▸ **WHAT TO WORK ON**: Reproduce exactly the lines below, from the first one through the line containing "cx, cy, r = 346, 282, 204", and omit any pictures.
- - -
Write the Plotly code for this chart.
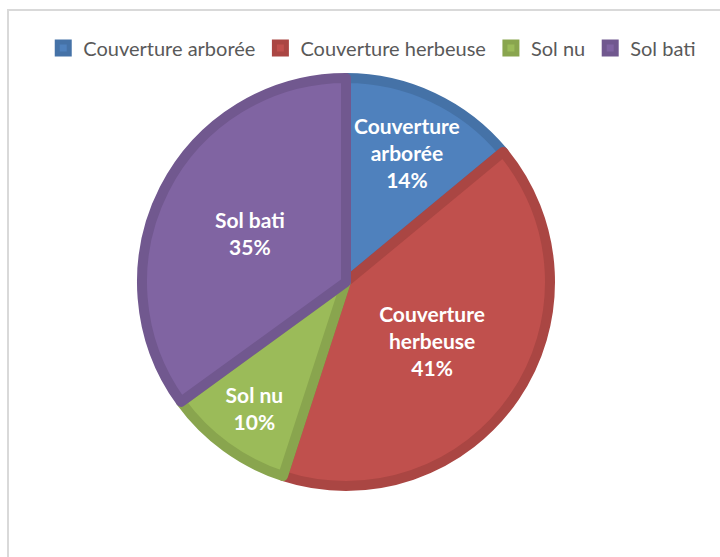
import plotly.graph_objects as go

categories = ["Couverture arborée", "Couverture herbeuse", "Sol nu", "Sol bati"]
values = [14, 41, 10, 35]
fill_colors = ["#4F81BD", "#C0504D", "#9BBB59", "#8064A2"]
edge_colors = ["#4572A7", "#AA4643", "#89A54E", "#71588F"]

slice_text = [c.replace(" ", "<br>", 1) if c.startswith("Couverture") else c for c in categories]

W, H = 720, 557
cx, cy, r = 346, 282, 204

fig = go.Figure(go.Pie(
    labels=categories,
    values=values,
    text=slice_text,
    texttemplate="%{text}<br>%{percent:.0%}",
    textinfo="text+percent",
    textposition="inside",
    insidetextorientation="horizontal",
    insidetextfont=dict(family="Lato", size=21, color="white", weight="bold"),
    sort=False,
    direction="clockwise",
    rotation=0,
    marker=dict(colors=fill_colors, line=dict(color=edge_colors, width=10)),
    domain=dict(x=[(cx - r) / W, (cx + r) / W], y=[(H - cy - r) / H, (H - cy + r) / H]),
    hoverinfo="skip",
))

fig.update_layout(
    width=W, height=H,
    margin=dict(l=0, r=0, t=0, b=0),
    paper_bgcolor="white",
    uniformtext=dict(mode="show", minsize=21),
    showlegend=True,
    legend=dict(orientation="h", x=0.517, xanchor="center", y=1 - 48 / H, yanchor="middle",
                font=dict(family="Lato", size=20, color="#595959"), itemwidth=30,
                traceorder="normal"),
    shapes=[dict(type="rect", xref="paper", yref="paper", x0=8 / W, x1=1.05, y0=-0.05, y1=1 - 10 / H,
                 line=dict(color="#D9D9D9", width=2), fillcolor="rgba(0,0,0,0)", layer="below")],
)

fig.write_html("out.html", config={"displayModeBar": False},
               post_script="document.body.style.margin='0';document.body.style.overflow='hidden';")
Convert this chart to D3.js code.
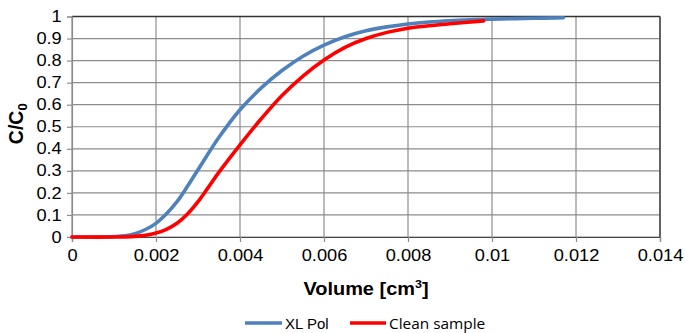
<!DOCTYPE html>
<html>
<head>
<meta charset="utf-8">
<script src="https://cdn.jsdelivr.net/npm/d3@7"></script>
<style>
  body { margin: 0; background: #fff; }
  text { font-family: "Liberation Sans", Arial, sans-serif; }
</style>
</head>
<body>
<div id="chart"></div>
<script>
// volumes in cm3, C/C0 values
const xlPolVolume = [0, 0.0005, 0.001, 0.00125, 0.0015, 0.00175, 0.002, 0.00225, 0.0025, 0.00275, 0.003, 0.0035, 0.004, 0.0045, 0.005, 0.0055, 0.006, 0.0065, 0.007, 0.0075, 0.008, 0.0085, 0.009, 0.0095, 0.01, 0.011, 0.0117];
const xlPolConc   = [0, 0, 0.002, 0.005, 0.015, 0.034, 0.062, 0.105, 0.16, 0.23, 0.305, 0.452, 0.577, 0.675, 0.755, 0.82, 0.87, 0.908, 0.935, 0.953, 0.966, 0.975, 0.981, 0.985, 0.988, 0.992, 0.994];

const cleanVolume = [0, 0.001, 0.0015, 0.00175, 0.002, 0.00225, 0.0025, 0.00275, 0.003, 0.00325, 0.0035, 0.004, 0.0045, 0.005, 0.0055, 0.006, 0.0065, 0.007, 0.0075, 0.008, 0.0085, 0.009, 0.0098];
const cleanConc   = [0, 0, 0.003, 0.008, 0.018, 0.035, 0.062, 0.104, 0.16, 0.226, 0.294, 0.418, 0.535, 0.642, 0.73, 0.803, 0.86, 0.90, 0.928, 0.947, 0.958, 0.967, 0.98];

const xTicks = [0, 0.002, 0.004, 0.006, 0.008, 0.01, 0.012, 0.014];
const yTicks = [0, 0.1, 0.2, 0.3, 0.4, 0.5, 0.6, 0.7, 0.8, 0.9, 1];

const series = [
  { name: 'XL Pol', color: '#4f81bd', x: xlPolVolume, y: xlPolConc },
  { name: 'Clean sample', color: '#ff0000', x: cleanVolume, y: cleanConc }
];

const W = 685, H = 333;
const margin = { top: 16.5, right: 25, bottom: 96, left: 72 };
const width = W - margin.left - margin.right;
const height = H - margin.top - margin.bottom;
const stretch = 1.14; // labels in the picture are drawn a bit wide

const svg = d3.select('#chart').append('svg')
  .attr('width', W).attr('height', H);

const g = svg.append('g')
  .attr('transform', `translate(${margin.left},${margin.top})`);

const x = d3.scaleLinear().domain([0, 0.014]).range([0, width]);
const y = d3.scaleLinear().domain([0, 1]).range([height, 0]);

// gridlines
g.append('g')
  .selectAll('line')
  .data(yTicks)
  .enter().append('line')
  .attr('x1', 0).attr('x2', width)
  .attr('y1', d => y(d)).attr('y2', d => y(d))
  .attr('stroke', '#8c8c8c').attr('stroke-width', 1.2);

g.append('g')
  .selectAll('line')
  .data(xTicks)
  .enter().append('line')
  .attr('y1', 0).attr('y2', height)
  .attr('x1', d => x(d)).attr('x2', d => x(d))
  .attr('stroke', '#8c8c8c').attr('stroke-width', 1.2);

// frame: dark top and right edges
g.append('line').attr('x1', 0).attr('x2', width).attr('y1', 0).attr('y2', 0)
  .attr('stroke', '#333').attr('stroke-width', 1.3);
g.append('line').attr('x1', width).attr('x2', width).attr('y1', 0).attr('y2', height)
  .attr('stroke', '#333').attr('stroke-width', 1.3);

// axes
const yAxis = g.append('g')
  .call(d3.axisLeft(y).tickValues(yTicks).tickSize(5).tickPadding(4).tickFormat(d3.format('~g')));
const xAxis = g.append('g')
  .attr('transform', `translate(0,${height})`)
  .call(d3.axisBottom(x).tickValues(xTicks).tickSize(5).tickPadding(8).tickFormat(d3.format('~g')));

[yAxis, xAxis].forEach(a => {
  a.select('.domain').attr('stroke', '#8c8c8c').attr('stroke-width', 1.2);
  a.selectAll('.tick line').attr('stroke', '#8c8c8c').attr('stroke-width', 1.2);
  a.selectAll('text')
    .style('font-family', '"Liberation Sans", Arial, sans-serif')
    .style('font-size', '16px')
    .attr('fill', '#000')
    .attr('transform', `scale(${stretch},1)`);
});
xAxis.select('.domain').attr('stroke', '#444');

// curves
const line = d3.line()
  .x(d => x(d[0]))
  .y(d => y(d[1]))
  .curve(d3.curveCatmullRom.alpha(0.5));

series.forEach(s => {
  g.append('path')
    .datum(s.x.map((v, i) => [v, s.y[i]]))
    .attr('fill', 'none')
    .attr('stroke', s.color)
    .attr('stroke-width', 3.6)
    .attr('stroke-linecap', 'round')
    .attr('d', line);
});

// axis titles
const xt = svg.append('text')
  .attr('transform', `translate(366,295) scale(${stretch},1)`)
  .attr('text-anchor', 'middle')
  .style('font-size', '17.5px')
  .style('font-weight', 'bold');
xt.append('tspan').text('Volume [cm');
xt.append('tspan').text('3').style('font-size', '11px').attr('dy', -7);
xt.append('tspan').text(']').attr('dy', 7);

const yt = svg.append('text')
  .attr('transform', `translate(23,${margin.top + height / 2 - 3}) rotate(-90)`)
  .attr('text-anchor', 'middle')
  .style('font-size', '19.5px')
  .style('font-weight', 'bold');
yt.append('tspan').text('C/C');
yt.append('tspan').text('0').style('font-size', '13px').attr('dy', 4);

// legend
const legend = svg.append('g');
const legendItems = [
  { x0: 245, x1: 282, tx: 285, font: '"Liberation Sans", Arial, sans-serif', size: '15px', sx: 1.0 },
  { x0: 350, x1: 386, tx: 389, font: '"Open Sans", "Noto Sans", sans-serif', size: '14px', sx: 1.1 }
];
series.forEach((s, i) => {
  const it = legendItems[i];
  legend.append('line')
    .attr('x1', it.x0).attr('x2', it.x1)
    .attr('y1', 323).attr('y2', 323)
    .attr('stroke', s.color).attr('stroke-width', 3.6);
  legend.append('text')
    .attr('transform', `translate(${it.tx},329) scale(${it.sx},1)`)
    .style('font-family', it.font)
    .style('font-size', it.size)
    .text(s.name);
});
</script>
</body>
</html>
- - -
▸ **FULL SOLUTION**:
Write the Plotly code for this chart.
import plotly.graph_objects as go

categories = ["Couverture arborée", "Couverture herbeuse", "Sol nu", "Sol bati"]
values = [14, 41, 10, 35]
fill_colors = ["#4F81BD", "#C0504D", "#9BBB59", "#8064A2"]
edge_colors = ["#4572A7", "#AA4643", "#89A54E", "#71588F"]

slice_text = [c.replace(" ", "<br>", 1) if c.startswith("Couverture") else c for c in categories]

W, H = 720, 557
cx, cy, r = 346, 282, 204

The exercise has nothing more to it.